Being Happy: Having an organized attitude
An organized attitude, scholé, and ordo amoris are all tightly connected, at least in my mind.
The threads are coming together in the book Reordered Love, Reordered Lives: Learning the Deep Meaning of Happiness which I purchased and began chiefly on the strength of the title. Of course I checked out the author and a few reviews, but the title had me and I’ve not been disappointed.
Virtue is Happiness
Virtue is my word of the year for 2015, and it popped back up in this book.
We tend to think of happiness as a mere feeling, something nice but unnecessary, something transient and superficial. However, happiness has always been a topic of deep interest to philosophers, and there is a long Christian tradition of both what happiness truly is and also how important it is.
Aristotle, Augustine, Aquinas, Pascal, Lewis – all agree that what people are searching for is happiness. And that is not a sinful search, but a proper one. We were created to live in perfect harmony and happiness with God and man, and we long for what we have lost in the Fall. Thus, only God satisfies the search for happiness, a search we should all make because it does lead us to God:
Happiness is the condition of genuine human fulfillment and flourishing rooted in a relationship with God, whose mercy and grace demonstrated in Jesus Christ reorders our loves and lives in righteousness and virtuous ways so that we are able to enjoy – indeed, to relish – all aspects of life and creation appropriately in Him.
David K. Naugle
We were made to flourish, to be happy in Him, and as John Piper likes to point out, happiness is part of obedience.
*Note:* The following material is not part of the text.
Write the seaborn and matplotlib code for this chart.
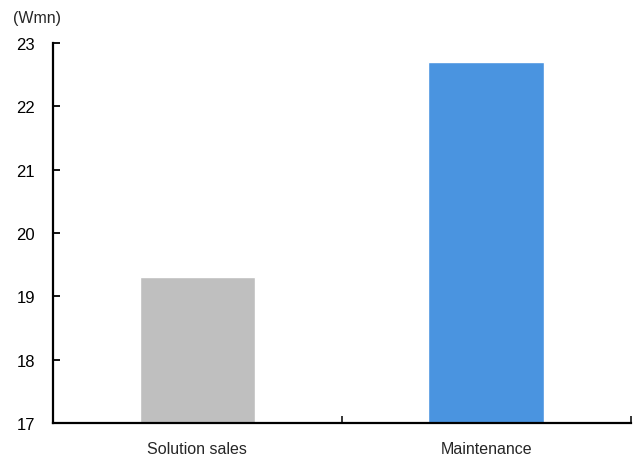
import matplotlib
matplotlib.use("Agg")
import matplotlib.pyplot as plt
import seaborn as sns
import pandas as pd

categories = ["Solution sales", "Maintenance"]
values = [19.3, 22.7]
colors = ["#BFBFBF", "#4A94E0"]
y_ticks = [17, 18, 19, 20, 21, 22, 23]
unit_label = "(Wmn)"

sns.set_style("white")
plt.rcParams['font.family'] = ['Liberation Sans', 'DejaVu Sans']
fs = 11.5

df = pd.DataFrame({"category": categories, "value": values})

fig = plt.figure(figsize=(6.34, 4.64), dpi=100)
ax = fig.add_axes([0.0836, 0.086, 0.911, 0.819])

sns.barplot(data=df, x="category", y="value", hue="category", palette=colors,
            width=0.4, legend=False, ax=ax, saturation=1)

ax.set_ylim(17, 23)
ax.set_yticks(y_ticks)
ax.set_yticklabels([str(t) for t in y_ticks], fontsize=12)
ax.set_xlim(-0.5, 1.5)
ax.set_xlabel("")
ax.set_ylabel("")

for s in ["top", "right"]:
    ax.spines[s].set_visible(False)
for s in ["left", "bottom"]:
    ax.spines[s].set_color("black")
    ax.spines[s].set_linewidth(1.6)

ax.tick_params(axis="y", direction="in", length=5, width=1.3, left=True, pad=13, colors="black")
ax.set_xticks([0, 1])
ax.set_xticklabels(categories, fontsize=fs)
ax.tick_params(axis="x", length=0, pad=13)
ax.set_xticks([0.5, 1.5], minor=True)
ax.tick_params(axis="x", which="minor", direction="in", length=5, width=1.3, bottom=True)

fig.text(0.02, 0.961, unit_label, fontsize=fs, ha="left", va="center")

fig.savefig("out.png", dpi=100)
[The Christian faith] encourages believing people to discover what it means to be fully and truly human, to live exuberantly and fruitfully as God’s creatures abiding in God’s creation that was, and is, very good.
David K. Naugle
It is not simply that happiness is required of us – a grateful heart delights to obey – but happiness is also the fruit of obedience. Naugle, in contrasting Edenic and Hedonistic visions of happiness, points out six ingredients of God’s original blessing of a happy life in Eden:
- obedience
- fulfilling work
- companionship
- free enjoyment of food
- rest & play
- beautiful surroundings
These six conditions, six provisions, composed human life before the fall.
To the extent that we can develop all six in our lives (and our homeschools, for that matter), we will find true happiness.
Bear with this quote by Augustine, on rightly ordering right loves for virtue and thereby happiness:
But the title happy cannot belong either 1) to him who has not what he loves, whatever it may be, or 2) to him who has what he loves it is is hurtful, or 3) to him who does not love what he has, although it is good […] I find, then, a fourth case, where the happy life exists: when that which is man’s chief good is both loved and possessed.
Augustine
Thus, let us seek our chief good, which is, of course, to glorify God.